Since the value of a lead is negative, you need to improve your customer acquisition strategy to be able to profitably scale your business. Assume that your set of leads falls into two categories: local and non-local leads. Both are equally likely to produce good and bad fits for your product. In fact, the only difference between the two categories is that the cost of in-person site visits is lower for local than for non-local leads ($200 vs. $800) due to additional travel costs when visiting non-local leads.

(b) Assuming that you can request only local leads from the marketing lead vendor (at the same $10 cost per lead), show that focusing on this lead category produces a positive value of a lead.

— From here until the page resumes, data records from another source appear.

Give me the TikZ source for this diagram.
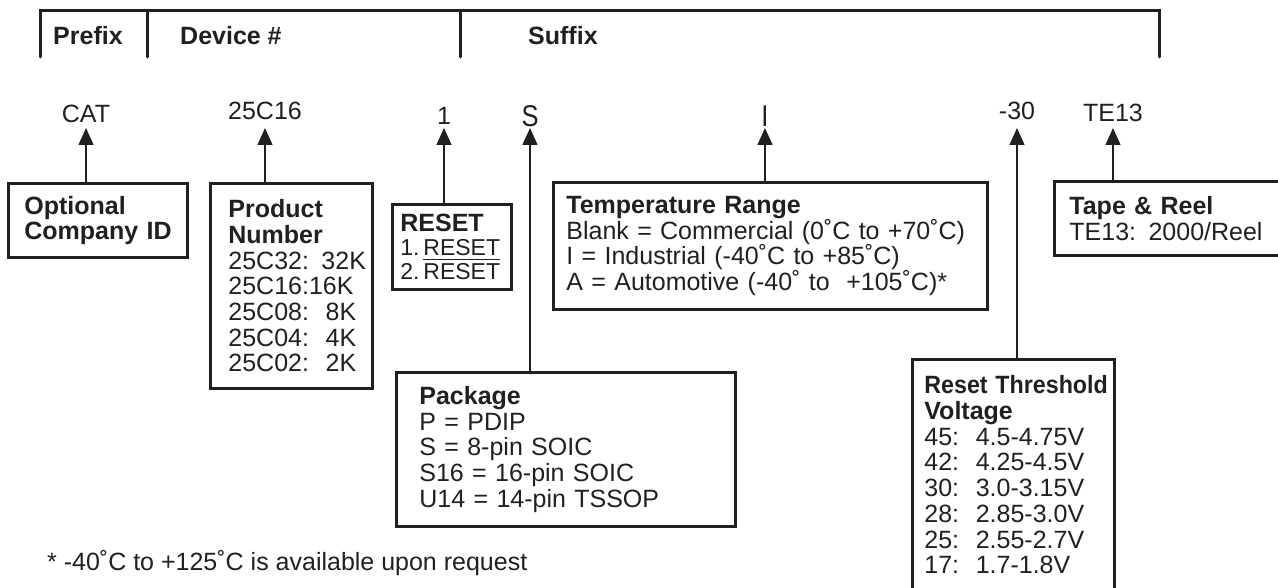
\documentclass[tikz,border=0pt]{standalone}
\usepackage{amsmath}
\usepackage{graphicx}
\usepackage{fontspec}
\setmainfont{Liberation Sans}
\usepackage{tkz-euclide}
\usetikzlibrary{arrows.meta}
\definecolor{ink}{RGB}{35,31,32}
\tikzset{
	headrule/.style={color=ink,line width=3pt},
	headlabel/.style={anchor=base west,inner sep=0pt,font=\fontsize{25}{25}\selectfont\bfseries},
	partcode/.style={anchor=base,inner sep=0pt,font=\fontsize{25}{25}\selectfont},
	infobox/.style={draw=ink,line width=2.8pt,anchor=north west,inner sep=0pt,align=left,font=\fontsize{25}{25.7}\selectfont},
	pointer/.style={draw=ink,line width=1.5pt,-{Triangle[length=17pt,width=15pt]}}
}

\begin{document}
\begin{tikzpicture}[x=1pt,y=-1pt,color=ink]
		\useasboundingbox (0,0) rectangle (1278,588);
		\tkzDefPoint(40,57){h_{1}}\tkzDefPoint(40,11){h_{2}}
		\tkzDefPoint(1159,11){h_{3}}\tkzDefPoint(1159,57){h_{4}}
		\tkzDefPoint(147,11){d_{1}}\tkzDefPoint(147,57){d_{2}}
		\tkzDefPoint(460,11){d_{3}}\tkzDefPoint(460,57){d_{4}}
		\tkzDrawPolySeg[headrule](h_{1},h_{2},h_{3},h_{4})
		\tkzDrawSegments[headrule](d_{1},d_{2} d_{3},d_{4})
		\node[headlabel] (prefix) at (53,45) {Prefix};
		\node[headlabel] (device) at (180,45) {Device \#};
		\node[headlabel] (suffix) at (528,45) {Suffix};
		\coordinate (tips) at (0,128);
		\node[partcode] (cat) at (86,123) {CAT};
		\node[partcode] (num) at (265,120) {25C16};
		\node[partcode] (rst) at (444,125) {1};
		\node[partcode,font=\fontsize{30}{30}\selectfont] (pkg) at (530,127) {\scalebox{0.85}[1]{S}};
		\node[partcode,font=\fontsize{30}{30}\selectfont] (tmp) at (765,127) {\scalebox{0.85}[1]{I}};
		\node[partcode] (thr) at (1017,120) {-30};
		\node[partcode] (tr) at (1113,122) {TE13};
		\node[infobox,text width=179pt,minimum height=74pt,execute at begin node={\leftskip=16pt}] (idbox) at (7,182)
			{\textbf{Optional}\\\textbf{Company ID}};
		\node[infobox,text width=162pt,minimum height=205pt,execute at begin node={\leftskip=18pt}] (pnbox) at (209,182)
			{\textbf{Product}\\\textbf{Number}\\25C32: 32K\\25C16:16K\\25C08:\ \ 8K\\25C04:\ \ 4K\\25C02:\ \ 2K};
		\node[infobox,text width=119pt,minimum height=85pt,font=\fontsize{23}{24}\selectfont,execute at begin node={\leftskip=8pt}] (rstbox) at (391,203)
			{{\fontsize{25}{24}\selectfont\bfseries RESET}\\1.\,RESET\\2.\,$\overline{\mbox{RESET}}$};
		\node[infobox,text width=339pt,minimum height=154pt,execute at begin node={\leftskip=23pt}] (pkgbox) at (395,371)
			{\textbf{Package}\\P = PDIP\\S = 8-pin SOIC\\S16 = 16-pin SOIC\\U14 = 14-pin TSSOP};
		\node[infobox,text width=434pt,minimum height=127pt,execute at begin node={\leftskip=13pt}] (tmpbox) at (552,181)
			{\textbf{Temperature Range}\\Blank = Commercial (0˚C to +70˚C)\\I = Industrial (-40˚C to +85˚C)\\A = Automotive (-40˚ to\ \ +105˚C)*};
		\node[infobox,text width=202pt,minimum height=231pt,execute at begin node={\leftskip=12pt}] (thrbox) at (911,358)
			{\textbf{\scalebox{0.93}[1]{Reset Threshold}}\\\textbf{Voltage}\\45:\ \ 4.5-4.75V\\42:\ \ 4.25-4.5V\\30:\ \ 3.0-3.15V\\28:\ \ 2.85-3.0V\\25:\ \ 2.55-2.7V\\17:\ \ 1.7-1.8V};
		\node[infobox,text width=225pt,minimum height=74pt,execute at begin node={\leftskip=15pt}] (trbox) at (1053,180)
			{\textbf{Tape \& Reel}\\TE13: 2000/Reel};
		\draw[pointer] (idbox.north -| cat) -- (cat |- tips);
		\draw[pointer] (pnbox.north -| num) -- (num |- tips);
		\draw[pointer] (rstbox.north -| rst) -- (rst |- tips);
		\draw[pointer] (pkgbox.north -| pkg) -- (pkg |- tips);
		\draw[pointer] (tmpbox.north -| tmp) -- (tmp |- tips);
		\draw[pointer] (thrbox.north -| thr) -- (thr |- tips);
		\draw[pointer] (trbox.north -| tr) -- (tr |- tips);
		\node[anchor=base west,inner sep=0pt,font=\fontsize{25}{25}\selectfont] (note) at (47,570)
			{* -40˚C to +125˚C is available upon request};
	\end{tikzpicture}
\end{document}
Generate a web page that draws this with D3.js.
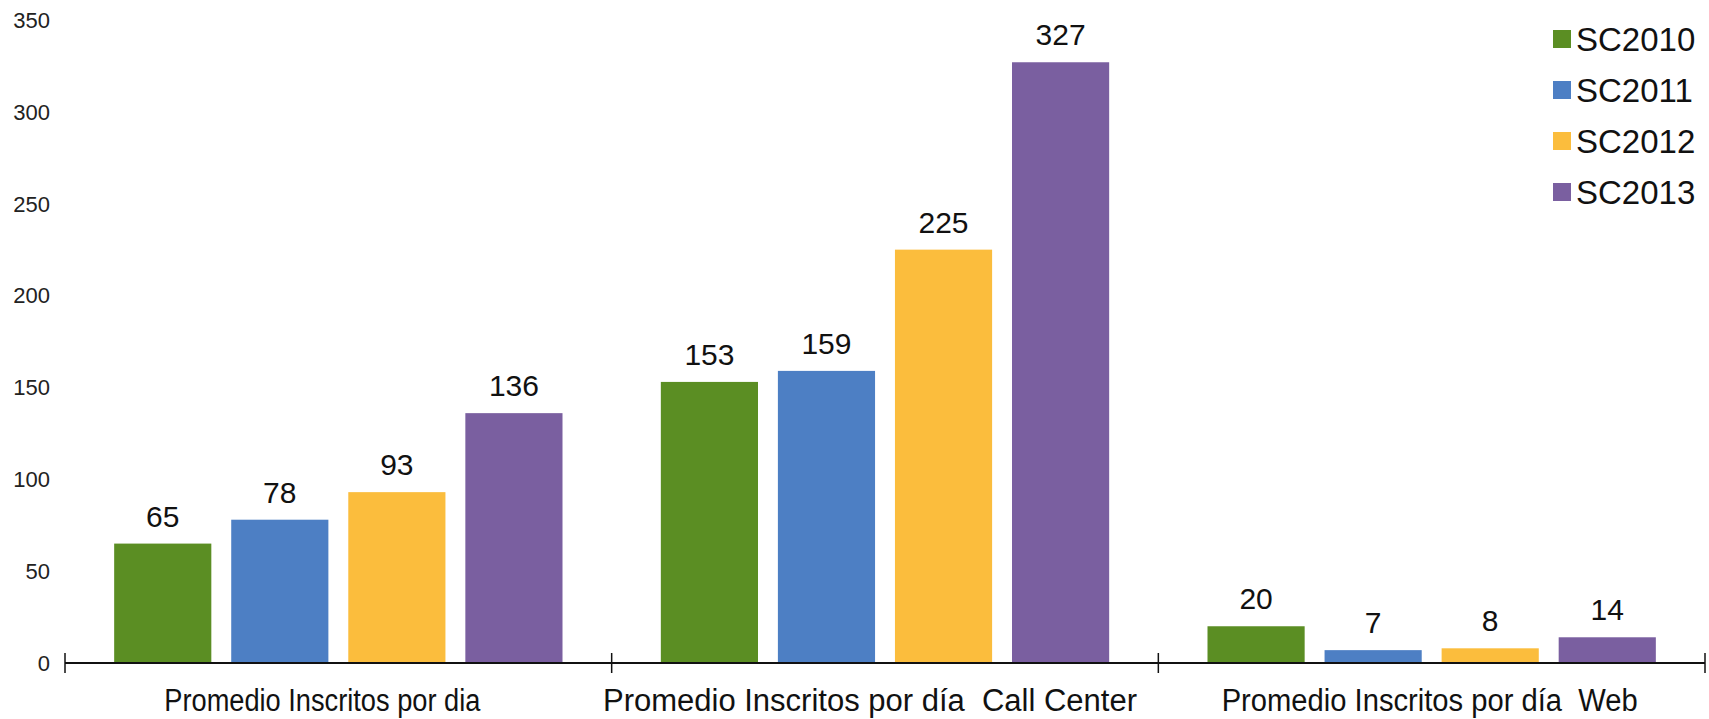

Suppose that you are focused on local leads and that your company introduces a referral incentive for existing customers. Namely, customers can get a $500 discount on their customer service subscription for each customer lead that they refer to you. This discount only applies during the year they refer the customer and, as a result, you anticipate that each acquired customer will refer 3 customer leads per year starting on the date that they begin needing to pay for customer service. Since this referral volume implies no payment for customer service, you also expect all customers will keep their customer service subscription indefinitely. Leads referred by existing customers have the same funnel probabilities as the leads coming from the marketing vendor.

(c) Assuming that the leads referred by existing customers do not overlap with those coming from the marketing vendor, what is the value of a lead following the introduction of the referral incentive? What is the ratio between the lifetime value of a customer and the cost of customer acquisition?